Using the recycled effluent water for drinking is unwise as it may still have traces of minerals and antibiotics that contaminate it. Sure, it is probably clean physically, but energetically one cannot be so certain. In homeopathic schools of thought, water retains the vibration of what it has contained. If it has flowed through rivers or fallen as rain, it is fit for consumption. Also, psychologically, having water that is "pure" can really effect public morale.
Also, with cleaning water to reuse for drinking, mistakes can be made. Although it is a slim risk, if it went wrong (old, dirty equipment, wear and tear, human error) the effects could be dire, with huge class actions (legal bills). The costs of maintaining a system to a very high standard so the risks of disaster are lessened and insurance must be taken into account by both governments and private operators who are contemplating using waste water for household use. When times are easy it can look good to do, but what about when times are tough? If there are serious cutbacks on spending in leaner times, could cost saving endanger users?

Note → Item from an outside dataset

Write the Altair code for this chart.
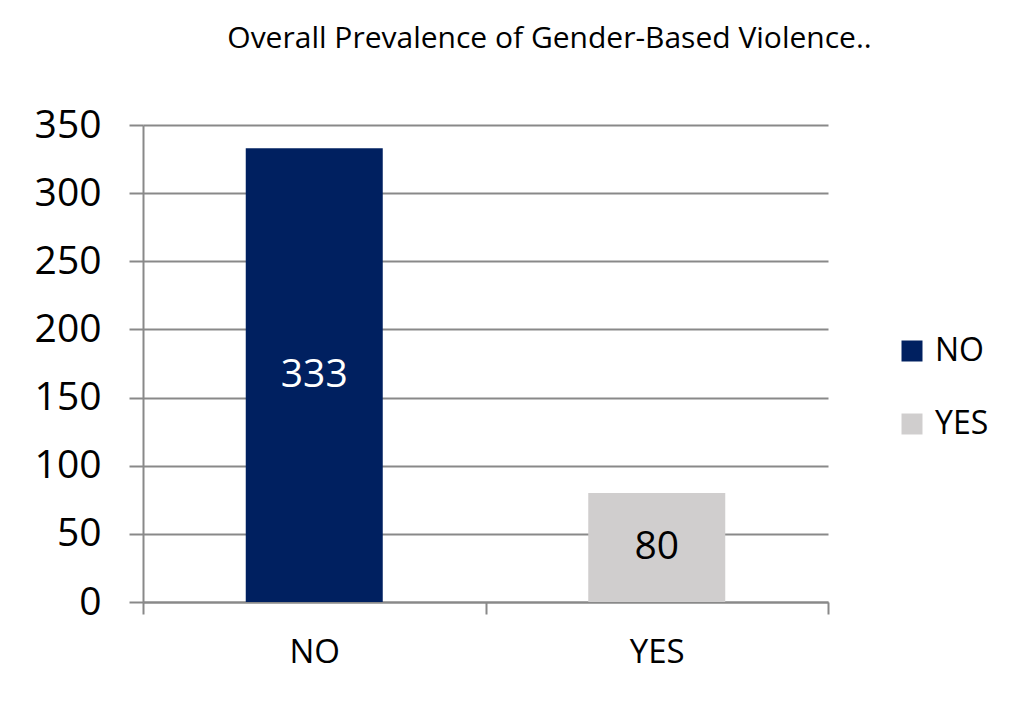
import altair as alt
import pandas as pd

categories = ["NO", "YES"]
values = [333, 80]
bar_colors = ["#002060", "#D0CECE"]
label_colors = ["#FFFFFF", "#000000"]
y_ticks = [0, 50, 100, 150, 200, 250, 300, 350]
title_text = "Overall Prevalence of Gender-Based Violence.."

FONT = "Open Sans"
GRID = "#898989"

df = pd.DataFrame({"cat": categories, "val": values, "lc": label_colors})

base = alt.Chart(df)

x_enc = alt.X(
    "cat:N",
    sort=categories,
    scale=alt.Scale(paddingInner=0, paddingOuter=0),
    axis=alt.Axis(
        title=None, labelAngle=0, tickBand="extent", ticks=True, tickSize=12,
        tickColor=GRID, tickWidth=2, domainColor=GRID, domainWidth=2,
        labelFont=FONT, labelFontSize=33, labelColor="#000000", labelPadding=22,
    ),
)

bars = base.mark_bar(width={"band": 0.4}).encode(
    x=x_enc,
    y=alt.Y(
        "val:Q",
        scale=alt.Scale(domain=[0, 350], nice=False),
        axis=alt.Axis(
            title=None, values=y_ticks, grid=True, gridColor=GRID, gridWidth=2,
            tickSize=14, tickColor=GRID, tickWidth=2, domainColor=GRID, domainWidth=2,
            labelFont=FONT, labelFontSize=39, labelColor="#000000", labelPadding=28,
        ),
    ),
    color=alt.Color(
        "cat:N",
        scale=alt.Scale(domain=categories, range=bar_colors),
        legend=alt.Legend(
            title=None, orient="none", legendX=753, legendY=210,
            symbolType="square", symbolSize=441, symbolStrokeWidth=0,
            labelFont=FONT, labelFontSize=32, labelColor="#000000",
            labelOffset=7, rowPadding=41, padding=0,
        ),
    ),
)

text = base.transform_calculate(mid="datum.val / 2").mark_text(
    font=FONT, fontSize=39, baseline="middle", align="center"
).encode(
    x=alt.X("cat:N", sort=categories),
    y=alt.Y("mid:Q"),
    text=alt.Text("val:Q"),
    fill=alt.Fill("lc:N", scale=None),
)

chart = (
    alt.layer(bars, text)
    .properties(
        width=685,
        height=477,
        padding={"left": 135, "top": 117, "right": 194, "bottom": 92},
        autosize=alt.AutoSizeParams(type="none"),
        title=alt.TitleParams(
            title_text, font=FONT, fontSize=30, fontWeight="normal", color="#000000",
            anchor="middle", dx=64, offset=52,
        ),
    )
    .configure_view(stroke=None)
)

chart.save("out.html", embed_options={"renderer": "svg", "actions": False})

I think letting recycled flow back into the ground water system is fine. Ponds, pools, lakes, rivers, mires (particularly) will clean the water as it passes through silt and plant life. In the homeopathic sense, it is re-energized by being in nature. If returning it to river systems, deltas are a better choice then rivers flowing inland, because of cases of disaster, but also there are more bogs and swamps, which is one natures ways of causing extremely clean waters.
Rates and taxes (and tax exemptions) could easily arranged to encourage good water use, pay for production costs and even raise revenue for other projects. One can imagine that in the near future laws being passed that the building industry must include a water tank, recycled water pipes, solar panels and methane gas power generators. New suburbs will require water recycling facilities. These are all potential cash cows for governments. At worst, they will pay their way.